Die Avise zum Harmonisierten System (AV) zur Position 9004 definiert ein „Virtual-Reality-Headset (VR-Headset)“ zur Verbindung und Verwendung mit einem bestimmten Mobiltelefontyp. In der Avise sind die technischen Beschaffenheiten genau definiert und ist festgelegt, dass zur Inbetriebnahme ein Mobiltelefon zwingend erforderlich ist.

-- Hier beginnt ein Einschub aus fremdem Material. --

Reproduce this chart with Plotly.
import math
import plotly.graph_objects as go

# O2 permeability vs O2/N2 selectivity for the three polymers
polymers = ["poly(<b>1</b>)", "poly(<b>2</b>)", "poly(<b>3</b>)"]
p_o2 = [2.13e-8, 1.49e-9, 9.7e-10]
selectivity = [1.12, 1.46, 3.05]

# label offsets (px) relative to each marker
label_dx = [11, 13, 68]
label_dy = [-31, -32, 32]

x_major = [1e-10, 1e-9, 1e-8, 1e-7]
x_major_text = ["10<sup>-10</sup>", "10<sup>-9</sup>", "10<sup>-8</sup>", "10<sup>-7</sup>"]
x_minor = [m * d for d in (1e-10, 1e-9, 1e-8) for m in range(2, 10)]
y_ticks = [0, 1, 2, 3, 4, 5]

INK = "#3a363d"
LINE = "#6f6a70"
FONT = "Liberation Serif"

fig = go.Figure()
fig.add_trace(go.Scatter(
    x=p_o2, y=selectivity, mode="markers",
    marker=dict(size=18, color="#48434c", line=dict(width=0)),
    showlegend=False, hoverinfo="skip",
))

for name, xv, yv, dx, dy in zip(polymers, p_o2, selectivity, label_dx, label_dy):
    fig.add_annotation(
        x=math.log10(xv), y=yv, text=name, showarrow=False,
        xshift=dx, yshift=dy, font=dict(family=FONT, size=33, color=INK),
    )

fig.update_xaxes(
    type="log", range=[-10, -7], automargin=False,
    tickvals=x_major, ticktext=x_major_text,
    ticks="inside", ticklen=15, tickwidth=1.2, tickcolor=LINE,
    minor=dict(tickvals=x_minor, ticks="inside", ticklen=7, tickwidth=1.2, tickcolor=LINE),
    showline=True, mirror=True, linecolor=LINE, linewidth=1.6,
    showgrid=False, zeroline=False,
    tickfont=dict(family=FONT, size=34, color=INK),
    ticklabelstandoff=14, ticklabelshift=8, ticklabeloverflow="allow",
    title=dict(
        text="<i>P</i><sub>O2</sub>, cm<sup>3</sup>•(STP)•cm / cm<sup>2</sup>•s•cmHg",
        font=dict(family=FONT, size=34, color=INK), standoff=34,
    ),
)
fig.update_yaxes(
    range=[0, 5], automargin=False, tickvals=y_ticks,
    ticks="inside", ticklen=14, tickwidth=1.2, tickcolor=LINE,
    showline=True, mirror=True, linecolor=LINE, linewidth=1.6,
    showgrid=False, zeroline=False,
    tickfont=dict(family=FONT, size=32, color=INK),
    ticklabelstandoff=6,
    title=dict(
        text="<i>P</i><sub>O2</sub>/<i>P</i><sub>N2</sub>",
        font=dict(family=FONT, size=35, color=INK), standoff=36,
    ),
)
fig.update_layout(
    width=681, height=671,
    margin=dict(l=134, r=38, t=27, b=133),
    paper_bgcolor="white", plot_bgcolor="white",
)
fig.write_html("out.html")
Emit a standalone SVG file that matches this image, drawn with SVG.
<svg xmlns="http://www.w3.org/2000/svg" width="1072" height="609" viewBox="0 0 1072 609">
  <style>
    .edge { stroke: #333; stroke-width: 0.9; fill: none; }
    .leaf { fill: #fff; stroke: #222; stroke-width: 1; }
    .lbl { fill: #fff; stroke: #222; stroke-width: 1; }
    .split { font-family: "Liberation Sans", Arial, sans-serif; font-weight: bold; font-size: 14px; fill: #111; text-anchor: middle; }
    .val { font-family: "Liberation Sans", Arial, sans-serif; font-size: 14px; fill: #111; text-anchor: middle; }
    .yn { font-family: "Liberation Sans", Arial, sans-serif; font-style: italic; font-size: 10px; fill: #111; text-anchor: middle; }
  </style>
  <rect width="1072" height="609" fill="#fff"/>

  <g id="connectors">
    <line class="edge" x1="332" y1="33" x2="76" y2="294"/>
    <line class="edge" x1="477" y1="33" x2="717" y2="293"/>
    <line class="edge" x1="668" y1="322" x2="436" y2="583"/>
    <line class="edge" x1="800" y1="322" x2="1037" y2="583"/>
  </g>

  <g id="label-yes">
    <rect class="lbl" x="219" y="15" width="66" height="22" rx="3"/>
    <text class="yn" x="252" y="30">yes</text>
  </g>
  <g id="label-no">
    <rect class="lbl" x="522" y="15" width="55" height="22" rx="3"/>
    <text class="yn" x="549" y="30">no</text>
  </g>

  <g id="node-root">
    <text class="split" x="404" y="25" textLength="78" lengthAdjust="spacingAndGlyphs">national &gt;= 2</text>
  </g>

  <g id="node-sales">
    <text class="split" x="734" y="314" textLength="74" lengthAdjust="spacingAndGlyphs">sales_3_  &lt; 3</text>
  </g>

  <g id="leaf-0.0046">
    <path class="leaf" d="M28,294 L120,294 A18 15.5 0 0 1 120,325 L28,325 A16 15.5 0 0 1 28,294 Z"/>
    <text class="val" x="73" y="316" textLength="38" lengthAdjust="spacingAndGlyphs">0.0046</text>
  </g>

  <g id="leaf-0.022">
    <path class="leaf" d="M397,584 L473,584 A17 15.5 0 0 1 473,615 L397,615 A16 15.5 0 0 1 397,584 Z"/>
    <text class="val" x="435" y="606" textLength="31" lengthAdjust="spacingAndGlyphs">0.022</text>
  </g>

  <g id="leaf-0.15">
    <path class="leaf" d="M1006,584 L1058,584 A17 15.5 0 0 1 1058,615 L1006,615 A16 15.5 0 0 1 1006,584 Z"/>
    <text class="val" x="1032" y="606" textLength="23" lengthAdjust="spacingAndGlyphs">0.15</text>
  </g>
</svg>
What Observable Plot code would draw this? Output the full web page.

Die Avise zum Harmonisierten System (AV) zur Unterposition 9504 50 Nr. 3 definiert ein „Virtual Reality Headset“ folgendermaßen: […] das einer Schutzbrille gleicht, enthält Sensoren, Video-Anzeigemodule […] und zwei Vergrößerungslinsen, die es dem Benutzer ermöglichen, eine räumliche Ansicht (3D-Ansicht) des Bildschirms des Video-Anzeigemoduls zu sehen.“
Das Beispiel der VR-Brille verdeutlicht, wie schwierig es sein kann, die korrekten Warentarifnummern einem Produkt zuzuordnen, damit die Zollabwicklung im internationalen Handel reibungslos ablaufen kann: Nur eine Warenbeschreibung – wie zum Beispiel „3D Headset“ oder „VR-System“ – ermöglicht hier keine genaue Tarifierung. Denn dem zuständigen Sachbearbeiter müssen die genauen technischen Spezifikationen bekannt sein, um bestimmte Zolltarif-Kapitel und damit jeweils eine bestimmte Warennummer ausschließen zu können. Bei der VR-Brille ist beispielsweise die Information essenziell, ob die 3D-Darstellung über ein Smartphone stattfindet (Pos 9004) oder ob das Headset selbst die Bilder darstellt (Pos 9504), da jeder Fall unterschiedlich behandelt werden muss.